At its heart, the preserve is a ranch – the historic home of the Stephen Jones family, a working operation whose grazing rights ultimately were leased to wealthy Texan Edward Bass as part of an agreement for what is often termed “a new kind of national park.”
The park is, in fact, owned primarily by The Nature Conservancy and jointly managed by the conservancy and the National Park Service, with a substantial donation by Bass aiding its development and with his 35-year lease payments taking care of the park’s mortgage.
Because of that and a history of local reluctance to have a tourist attraction, among other reasons, it’s been slower to develop – so no camping as yet. “But we’re working on it,” said Ranger Heather Brown, who I recognized from our first trip to the preserve nearly 15 years ago.
The park has a newish (for us) visitor center in addition to its barn, large limestone home, and one-room schoolhouse, among other facilities. Open since 2002 (although since 1998 as a preserve), it has expanded its trail system since our first visit.
That system now includes more than 40 miles of hiking and nature trails, extending to both sides of the Flint Hills National Scenic Byway.
That runs on Kansas 177 between Council Grove and Cassoday, a turnpike exit at the byway’s southern end. The park is about an hour from Topeka and less than two hours from Kansas City.
The tour of the house is well worth it and the park has ample activities and demonstrations during the year, including bus tours, but this trip was to stretch our legs and enjoy fresh air. Visitors can reach the park website through the National Park Service site for more information.

Late in the afternoon, we headed up the Scenic Overlook Trail, which is 3.2 miles one way to the overlook and offers several options for getting back. This depends on whether hikers want to move on to other trails or spurs that loop back to park headquarters, or just double back through the Windmill Pasture, which is fenced off and has held, since 2009, a small herd of bison.
You don’t want to fool with bison, as they can be aggressive and are naturally curious. The park service recommends staying at least 125 yards away and turning back if they block the trail.
We saw a group of five off a spur of the Overlook Trail, lounging at a gate on the southern edge of the pasture. After observing them from a distance, we headed on up the trail to reach the overlook.
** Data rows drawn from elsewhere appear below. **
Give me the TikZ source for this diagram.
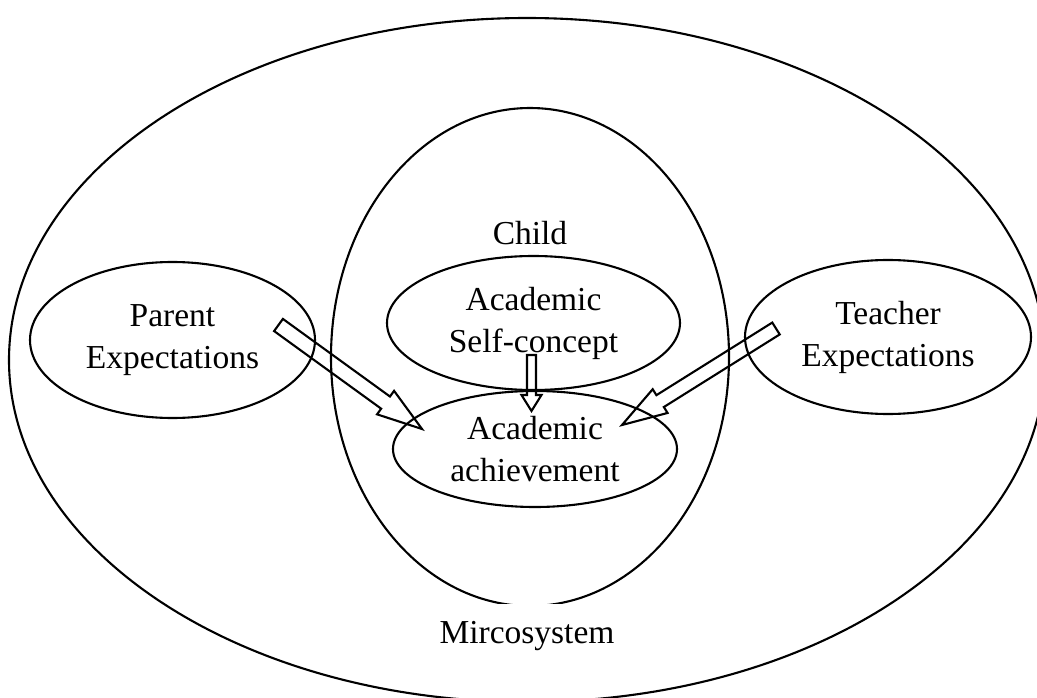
\documentclass[tikz,border=0pt]{standalone}
\usepackage{fontspec}
\setmainfont{Liberation Serif}
\usetikzlibrary{shapes.geometric,calc}
\newcommand\BlkArrow[5]{%
  \coordinate (blkB) at ($(#2)!#5!(#1)$);
  \draw[blkarrow] ($(#1)!#3!90:(#2)$) -- ($(blkB)!#3!90:(#2)$) -- ($(blkB)!#4!90:(#2)$) -- (#2)
    -- ($(blkB)!#4!-90:(#2)$) -- ($(blkB)!#3!-90:(#2)$) -- ($(#1)!#3!-90:(#2)$) -- cycle;}
\begin{document}
\begin{tikzpicture}[x=1pt,y=-1pt,
  every node/.style={font=\fontsize{33.5}{42}\selectfont},
  oval/.style={draw, ellipse, line width=2.1pt, inner sep=0pt, align=center},
  blkarrow/.style={draw, line width=2.1pt, line join=miter}]
\useasboundingbox (0,0) rectangle (1037,698);
\clip (0,0) rectangle (1037,698);
\node[oval, minimum width=1036pt, minimum height=684pt] (micro) at (527,360) {};
\node[oval, minimum width=398pt, minimum height=498pt] (child) at (530,357) {};
\node[oval, minimum width=285pt, minimum height=156pt] (parent) at (172.5,340) {Parent\\Expectations};
\node[oval, minimum width=286pt, minimum height=154pt] (teacher) at (888,337) {Teacher\\Expectations};
\node[oval, minimum width=293pt, minimum height=134pt] (self) at (533.5,323) {Academic\\Self-concept};
\node[oval, minimum width=284pt, minimum height=116pt] (ach) at (535,449) {Academic\\achievement};
\node (childlbl) at (530,233) {Child};
\node[anchor=base, fill=white, text height=33pt, inner sep=6pt] (microlbl) at (527,643) {Mircosystem};
\coordinate (pt) at (278.5,325); \coordinate (ph) at (422,429);
\BlkArrow{pt}{ph}{7.5pt}{14.5pt}{45pt}
\coordinate (tt) at (776,328.5); \coordinate (th) at (622,425);
\BlkArrow{tt}{th}{7pt}{14pt}{45pt}
\coordinate (st) at (531.5,355); \coordinate (sh) at (531.5,411);
\BlkArrow{st}{sh}{4.5pt}{10pt}{16pt}
\end{tikzpicture}
\end{document}
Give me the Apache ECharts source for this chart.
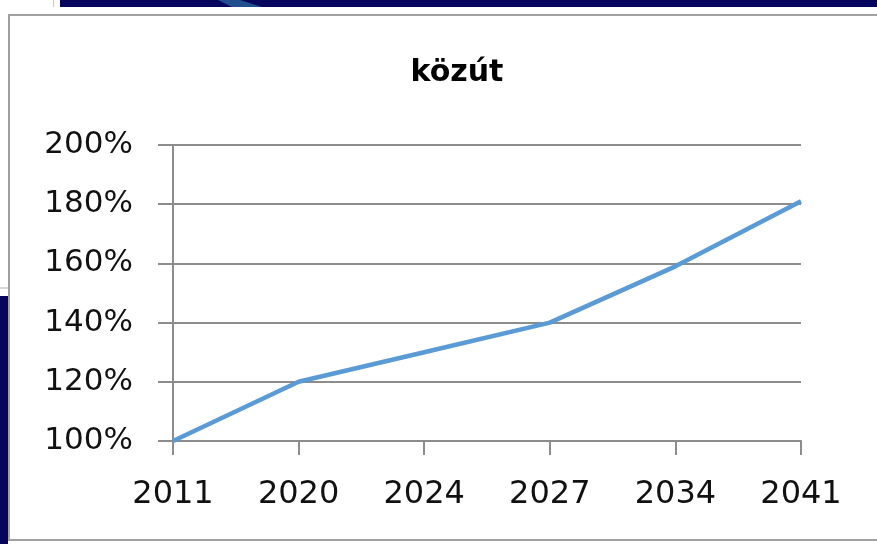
<!DOCTYPE html>
<html>
<head>
<meta charset="utf-8">
<script src="https://cdn.jsdelivr.net/npm/echarts@6/dist/echarts.min.js"></script>
<style>
html,body{margin:0;padding:0;background:#fff;}
#c{width:877px;height:544px;}
</style>
</head>
<body>
<div id="c"></div>
<script>
var titleText = 'közút';
var years = ['2011', '2020', '2024', '2027', '2034', '2041'];
var values = [1.00, 1.20, 1.30, 1.40, 1.59, 1.81];
var yMin = 1.0, yMax = 2.0, yStep = 0.2;

var chart = echarts.init(document.getElementById('c'), null, {renderer: 'canvas'});
chart.setOption({
  backgroundColor: '#ffffff',
  animation: false,
  graphic: [
    {type: 'rect', shape: {x: 60, y: 0, width: 817, height: 7}, style: {fill: '#05055e'}, z: 10},
    {type: 'polygon', shape: {points: [[218, 0], [240, 0], [262, 7], [232, 7]]}, style: {fill: '#1f4f8f'}, z: 11},
    {type: 'rect', shape: {x: 53, y: 0, width: 1, height: 7}, style: {fill: '#c8c8c8'}, z: 10},
    {type: 'rect', shape: {x: 0, y: 296, width: 8, height: 248}, style: {fill: '#05055e'}, z: 10},
    {type: 'rect', shape: {x: 0, y: 287, width: 8, height: 2}, style: {fill: '#d8d8d8'}, z: 10},
    {type: 'rect', shape: {x: 9, y: 15, width: 880, height: 525}, style: {fill: 'none', stroke: '#a0a0a0', lineWidth: 2}, z: 10}
  ],
  title: {
    text: titleText,
    left: 452,
    textAlign: 'center',
    top: 53,
    textStyle: {fontFamily: 'DejaVu Sans', fontWeight: 'bold', fontSize: 30, color: '#000'}
  },
  grid: {left: 173, right: 76, top: 145, bottom: 103, containLabel: false},
  xAxis: {
    type: 'category',
    data: years,
    boundaryGap: false,
    axisLine: {show: true, lineStyle: {color: '#8c8c8c', width: 2}},
    axisTick: {show: true, alignWithLabel: true, length: 14, lineStyle: {color: '#8c8c8c', width: 2}},
    axisLabel: {margin: 38, fontFamily: 'DejaVu Sans', fontSize: 32, color: '#111'},
    splitLine: {show: false}
  },
  yAxis: {
    type: 'value',
    min: yMin, max: yMax, interval: yStep,
    axisLine: {show: true, lineStyle: {color: '#8c8c8c', width: 2}},
    axisTick: {show: true, length: 15, lineStyle: {color: '#8c8c8c', width: 2}},
    axisLabel: {
      margin: 40, fontFamily: 'DejaVu Sans', fontSize: 31, color: '#111',
      formatter: function (v) { return Math.round(v * 100) + '%'; }
    },
    splitLine: {show: true, lineStyle: {color: '#8c8c8c', width: 2}}
  },
  series: [{
    type: 'line',
    data: values,
    symbol: 'none',
    lineStyle: {color: '#5b9bd5', width: 4.5},
    z: 5
  }]
});
</script>
</body>
</html>
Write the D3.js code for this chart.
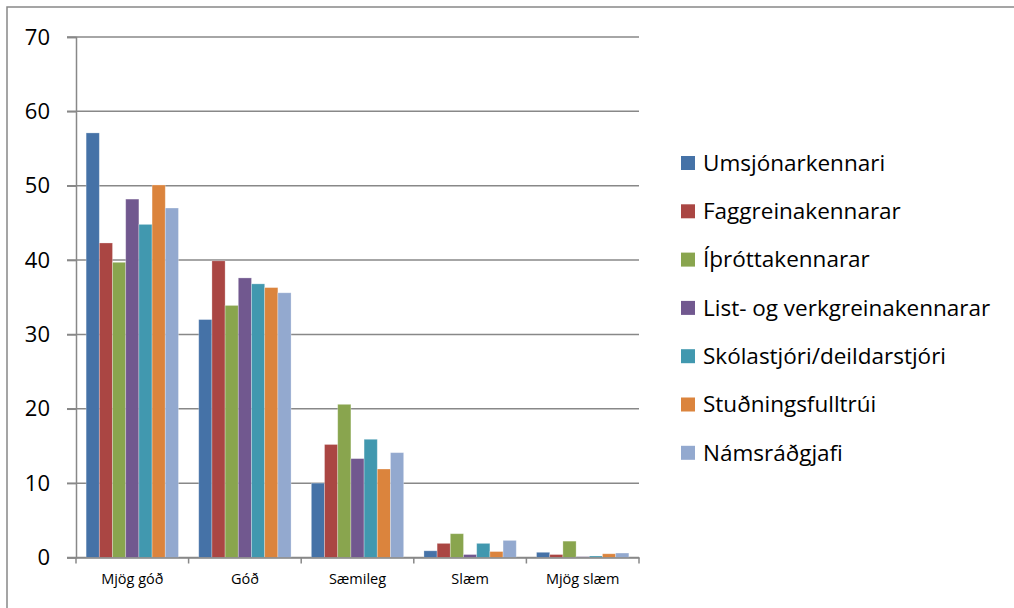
<!DOCTYPE html>
<html>
<head>
<meta charset="utf-8">
<script src="https://cdn.jsdelivr.net/npm/d3@7"></script>
<style>
  body { margin: 0; background: #fff; }
  svg { display: block; font-family: "Open Sans", sans-serif; }
</style>
</head>
<body>
<svg id="chart" width="1014" height="608"></svg>
<script>
const categories = ["Mjög góð", "Góð", "Sæmileg", "Slæm", "Mjög slæm"];
const seriesNames = ["Umsjónarkennari", "Faggreinakennarar", "Íþróttakennarar",
  "List- og verkgreinakennarar", "Skólastjóri/deildarstjóri", "Stuðningsfulltrúi", "Námsráðgjafi"];
const umsjon = [57.1, 32.0, 10.0, 0.9, 0.7];
const faggrein = [42.3, 39.9, 15.2, 1.9, 0.4];
const ithrott = [39.7, 33.9, 20.6, 3.2, 2.2];
const listVerk = [48.2, 37.6, 13.3, 0.4, 0.1];
const skolastjori = [44.8, 36.8, 15.9, 1.9, 0.2];
const studnings = [50.1, 36.3, 11.9, 0.8, 0.5];
const namsradgjafi = [47.0, 35.6, 14.1, 2.3, 0.6];
const yTicks = [0, 10, 20, 30, 40, 50, 60, 70];
const colors = ["#4572A7", "#AA4643", "#89A54E", "#71588F", "#4198AF", "#DB843D", "#93A9CF"];

const seriesValues = [umsjon, faggrein, ithrott, listVerk, skolastjori, studnings, namsradgjafi];

const svg = d3.select("#chart");
const plot = { left: 76, right: 639, top: 37, bottom: 557.5 };

// outer chart border (only top and left fall inside the picture)
svg.append("rect")
  .attr("x", 7).attr("y", 7).attr("width", 1030).attr("height", 640)
  .attr("fill", "none").attr("stroke", "#888").attr("stroke-width", 1.5);

const x0 = d3.scaleBand().domain(categories).range([plot.left, plot.right]);
const gap = x0.bandwidth() * 0.09;
const x1 = d3.scaleBand().domain(d3.range(seriesNames.length)).range([gap, x0.bandwidth() - gap]);
const y = d3.scaleLinear().domain([0, 70]).range([plot.bottom, plot.top]);

// gridlines
svg.append("g")
  .selectAll("line").data(yTicks).join("line")
  .attr("x1", plot.left - 9).attr("x2", plot.right)
  .attr("y1", d => y(d)).attr("y2", d => y(d))
  .attr("stroke", "#888").attr("stroke-width", 1.5);

// bars
const groups = svg.append("g").selectAll("g").data(categories).join("g")
  .attr("transform", d => `translate(${x0(d)},0)`);
groups.selectAll("rect")
  .data((c, ci) => seriesValues.map((vals, si) => ({ si, v: vals[ci] })))
  .join("rect")
  .attr("x", d => x1(d.si))
  .attr("width", x1.bandwidth())
  .attr("y", d => y(d.v))
  .attr("height", d => y(0) - y(d.v))
  .attr("fill", d => colors[d.si])
  .attr("stroke", "rgba(255,255,255,0.35)")
  .attr("stroke-width", 0.8);

// y axis
const yAxis = svg.append("g")
  .attr("transform", `translate(${plot.left},0)`)
  .call(d3.axisLeft(y).tickValues(yTicks).tickSize(9).tickPadding(17));
yAxis.select(".domain").attr("stroke", "#888").attr("stroke-width", 1.5);
yAxis.selectAll(".tick line").attr("stroke", "#888").attr("stroke-width", 1.5);
yAxis.selectAll("text").attr("font-size", 22).attr("fill", "#000")
  .attr("font-family", "'Open Sans', sans-serif");

// x axis
const xAxis = svg.append("g")
  .attr("transform", `translate(0,${plot.bottom})`)
  .call(d3.axisBottom(x0).tickSize(0).tickPadding(16));
xAxis.select(".domain").attr("stroke", "#888").attr("stroke-width", 1.5);
xAxis.selectAll("text").attr("font-size", 14.5).attr("fill", "#000")
  .attr("font-family", "'Open Sans', sans-serif");
// category separators below the axis
svg.append("g").selectAll("line")
  .data(categories.concat(["end"]))
  .join("line")
  .attr("x1", (d, i) => i < categories.length ? x0(d) : plot.right)
  .attr("x2", (d, i) => i < categories.length ? x0(d) : plot.right)
  .attr("y1", plot.bottom).attr("y2", plot.bottom + 6)
  .attr("stroke", "#888").attr("stroke-width", 1.5);

// legend
const legend = svg.append("g").attr("transform", "translate(681,163)");
const item = legend.selectAll("g").data(seriesNames).join("g")
  .attr("transform", (d, i) => `translate(0,${i * 48.3})`);
item.append("rect")
  .attr("x", 0).attr("y", -7).attr("width", 14).attr("height", 14)
  .attr("fill", (d, i) => colors[i]);
item.append("text")
  .attr("x", 22).attr("y", 0).attr("dy", "0.35em")
  .attr("font-size", 22.5).attr("fill", "#000")
  .text(d => d);
</script>
</body>
</html>
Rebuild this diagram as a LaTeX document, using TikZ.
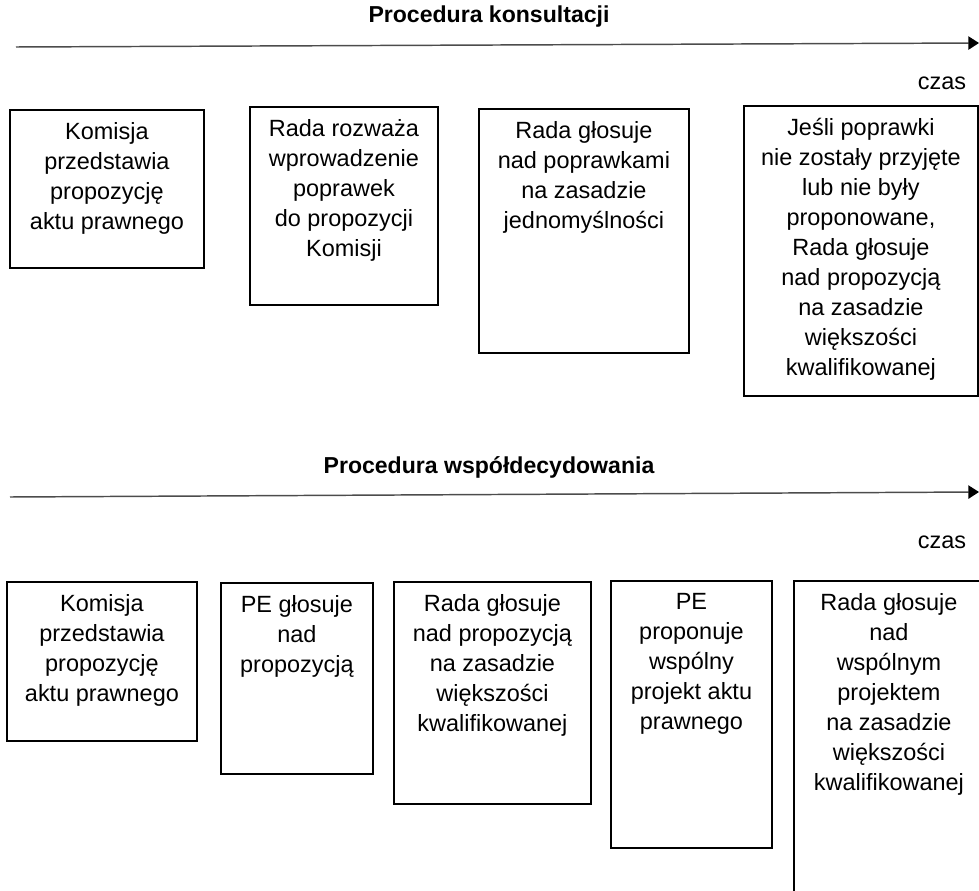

Having already hiked mostly uphill for almost two miles, the kids were already grunting their displeasure about my plan to take us down the Prairie Fire Loop and then on the Davis Trail past the old schoolhouse, a total jaunt of just under eight miles.
It’s hard to blame them, in retrospect, but at the time, I tried to convince them of the rarity of such a beautiful day (only slightly windy and temperatures in the 50s) with such great views, stretching from Strong City and Cottonwood Falls a few miles south to the miles of prairie in all other directions.
No matter. Just as we rounded a bend, coming up a rise northwest of the ranch house, we saw, about 75 yards away, a herd of two dozen bison crowding both sides of the trail. We eyed them, they eyed us, we took pictures, and then we turned back around – me reluctantly, and everyone else with a measure of relief.
Having missed the official overlook, Sam and I climbed the hill to our left and took a shot of the herd from above, observing with awe the tromped-down spots in waist-high grass and wallows left everywhere by the huge beasts.
We remarked upon how much both Walt and Omar would have been thrilled to see the bison. And then we dawdled our way back, fooling around and taking more pictures as the setting sun provided sharp golden-red lighting to all our views and as shadows began creeping down the hillsides, over the stock ponds and toward the highway home.